On Monday, Fairfield’s Department of Community and Economic Development Director Mark Barnhart told CT Examiner that the developers knew they would have to pay the increased wages to remove the contamination, and were prepared to do so. But he said the developers were unaware that the prevailing wage requirements would apply to the entire $125 million project, including the planning and construction of the building, parking and landscaping.

“​​Not too many developers would choose to pay a 25-30 percent premium on the cost of labor to secure a $3 million grant,” he said.

Similar to those addressing the contamination, workers hired by Post Road Residential would also earn significant pay bumps if the company accepts the grant. A general laborer’s rate would jump from $24.64 per hour to $33.50, and a roofer’s pay would increase from $24.66 to $43.

As currently proposed, the project includes the construction of 237,465 square feet of apartments, 6,025 square feet of shared office space and 313 parking spaces. At the meeting, Montelli said the state rates would likely increase the Post Road Residential’s cost by about $20 million. 

“In taking that $3 million, you have a new business partner and your project costs went up $20 million. So if I had to explain that to investors and lenders, I might have a tough time,” he said.

Department of Economic Community Development Spokesperson Jim Watson said on Monday that the wages are required by state law, not the department.

Watson added that the department also does not determine whether the prevailing wage laws apply to specific projects. Rather, he said, applicability depends on a wide variety of factors, like the total amount awarded and whether the project is private or public.

Limits on affordability, property uses

Along with the wage standards, Montelli said accepting the grant requires applicants to follow state-mandated affordable housing regulations.

Under state statute 8-30g, municipalities encourage developers to build state-designated affordable housing for which rent is capped at specific income levels. During his presentation on Tuesday, Montelli said 30 of the 245 apartments would be restricted to households earning 80 percent or less of the area median income — about $55,000 for one person, $63,000 for a family of two, and $71,000 for a family of three.

But to receive the grant funds, Post Road Residential may need to increase its number of affordable apartments from the current 12 percent, or lower its income requirements.

According to the original grant announcement, the state’s affordable housing policy requires that developers set aside either 20 percent of apartments for households making 80 percent of the area median income — $117,400 — or 10 percent for households earning 50 percent of the area median income.

Watson said the department attaches affordability requirements to remediation projects to keep in line with state housing goals.

“Because these are state dollars, DECD includes affordability requirements to try and encourage and increase the supply of much-needed affordable housing units in the state,” he said.

While the department typically completes the funding process within three to four months of sending the award letter, Watson said, staff occasionally work with project teams to negotiate a “reasonable plan.” He said municipalities and developers typically do not decline the grant after negotiations.
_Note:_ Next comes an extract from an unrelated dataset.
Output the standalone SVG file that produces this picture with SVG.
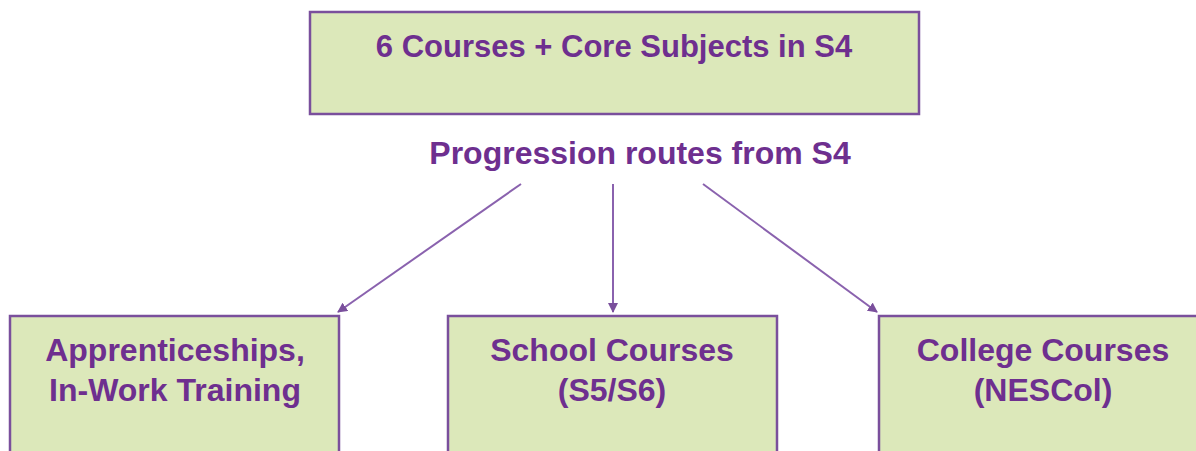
<svg xmlns="http://www.w3.org/2000/svg" width="1196" height="451" viewBox="0 0 1196 451">
<style>
.box{fill:#DCE8BA;stroke:#7A4F9C;stroke-width:2.5}
.t{font-family:"Liberation Sans",Arial,sans-serif;font-weight:bold;fill:#6E2F8F;text-anchor:middle}
.c{stroke:#8A62AE;stroke-width:2;fill:none}
</style>
<defs>
<marker id="ah" viewBox="0 0 10 10" refX="9" refY="5" markerWidth="5" markerHeight="5" orient="auto" markerUnits="strokeWidth">
<path d="M0,0 L10,5 L0,10 z" fill="#7A4F9C"/>
</marker>
</defs>
<rect width="1196" height="451" fill="#FFFFFF"/>
<g id="top">
<rect class="box" x="310" y="12" width="609" height="102"/>
<text class="t" x="614" y="57" font-size="31">6 Courses + Core Subjects in S4</text>
</g>
<g id="label">
<text class="t" x="640" y="164" font-size="32">Progression routes from S4</text>
</g>
<g id="connectors">
<line class="c" x1="521" y1="184" x2="338" y2="312" marker-end="url(#ah)"/>
<line class="c" x1="613" y1="184" x2="613" y2="312" marker-end="url(#ah)"/>
<line class="c" x1="703" y1="184" x2="877" y2="312" marker-end="url(#ah)"/>
</g>
<g id="apprenticeships">
<rect class="box" x="10" y="316" width="329" height="150"/>
<text class="t" x="175" y="361" font-size="32">Apprenticeships,</text>
<text class="t" x="175" y="401" font-size="32">In-Work Training</text>
</g>
<g id="school">
<rect class="box" x="448" y="316" width="329" height="150"/>
<text class="t" x="612" y="361" font-size="32">School Courses</text>
<text class="t" x="612" y="401" font-size="32">(S5/S6)</text>
</g>
<g id="college">
<rect class="box" x="879" y="316" width="340" height="150"/>
<text class="t" x="1043" y="361" font-size="32">College Courses</text>
<text class="t" x="1043" y="401" font-size="32">(NESCol)</text>
</g>
</svg>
Montelli told commissioners that the affordable housing requirement is one of the key reasons why — more than seven months after the state offered the funds — Post Road Residential and the town have yet to decide whether to accept the grant. 
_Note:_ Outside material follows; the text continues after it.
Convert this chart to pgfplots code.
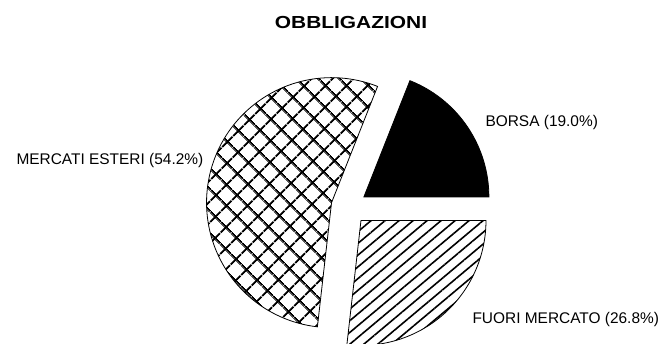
\documentclass[border=0pt]{standalone}
\usepackage{pgfplots}
\pgfplotsset{compat=1.18}
\usepackage{graphicx}
\usepackage{fontspec}
\setmainfont{Liberation Sans}
\usetikzlibrary{patterns.meta}

% shares in percent
\def\pBorsa{19.0}
\def\pEsteri{54.2}
\def\pFuori{26.8}
% pie centre, radius, explode offset (axis units = bp)
\def\cx{349}\def\cy{137}\def\rad{125}\def\ex{18}

% slice from angle #1 to #2, style #3
\newcommand\slice[3]{%
  \pgfmathsetmacro\mid{(#1+#2)/2}%
  \pgfmathsetmacro\tx{\cx+\ex*cos(\mid)}%
  \pgfmathsetmacro\ty{\cy+\ex*sin(\mid)}%
  \edef\tmp{\noexpand\addplot[#3, domain=#1:#2, samples=90]
    ({\tx+\rad*cos(x)},{\ty+\rad*sin(x)}) -- (axis cs:\tx,\ty) -- cycle;}%
  \tmp
}

\begin{document}
\begin{tikzpicture}
\pgfmathsetmacro\aB{3.6*\pBorsa}
\pgfmathsetmacro\aC{\aB+3.6*\pEsteri}
\pgfmathsetmacro\aD{\aC+3.6*\pFuori}
\begin{axis}[
  scale only axis, width=664bp, height=344bp,
  xmin=0, xmax=664, ymin=0, ymax=344,
  hide axis,
]
\slice{0}{\aB}{draw=black, line width=0.8bp, fill=black}
\slice{\aB}{\aC}{draw=black, line width=0.8bp, pattern={Hatch[angle=45,distance=15bp,line width=2bp]}}
\slice{\aC}{\aD}{draw=black, line width=0.8bp, pattern={Lines[angle=40,distance=9bp,line width=1.6bp]}}

\node[font=\bfseries\fontsize{17.5}{20}\selectfont] at (axis cs:351,321) {\scalebox{1.2}[1]{OBBLIGAZIONI}};
\node[anchor=west, font=\fontsize{15.5}{18}\selectfont] at (axis cs:13,183) {MERCATI ESTERI (54.2\%)};
\node[anchor=west, font=\fontsize{15.5}{18}\selectfont] at (axis cs:482,221) {BORSA (19.0\%)};
\node[anchor=west, font=\fontsize{15.5}{18}\selectfont] at (axis cs:469,24) {FUORI MERCATO (26.8\%)};
\path (rel axis cs:0,0) rectangle (rel axis cs:1,1);
\end{axis}
\end{tikzpicture}
\end{document}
“The state can be flexible, and that’s also one of the reasons why we’ve been talking about this for so long,” he said.

A third condition delaying the company’s decision involves signing off on state control.

As outlined in the grant announcement, the state department requires the project team to enter into a “Negative Pledge” contract, meaning Post Road Residential cannot sell, lease or transfer the property without approval from the department commissioner for the first 10 years of the contract.

The state also limits the uses of the property for the first 10 years, restricting developers solely to the purposes they detailed in their original applications. According to a document submitted to the Town Plan and Zoning Commission, the property will be used for housing, co-working space and to enhance connections to transit.

If the company were to accept the grant, Montelli said it would be giving up key power over the property.

“The state has a seat at the business table for major business decisions,” Montelli said of the contracts.

According to Barnhart, the town and developers haven’t yet declined the grant, but that they are “moving in that direction.” 

Montelli told commission members that the developers intend to move forward with the project with or without the state funding, adding that the contamination would be remediated in accordance with state guidelines.

At the end of the Tuesday meeting, members closed the public hearing for the 81 Black Rock Turnpike proposal; the commission plans to make a decision on the application at an upcoming meeting. Post Road Realty is awaiting commission approval before purchasing the property.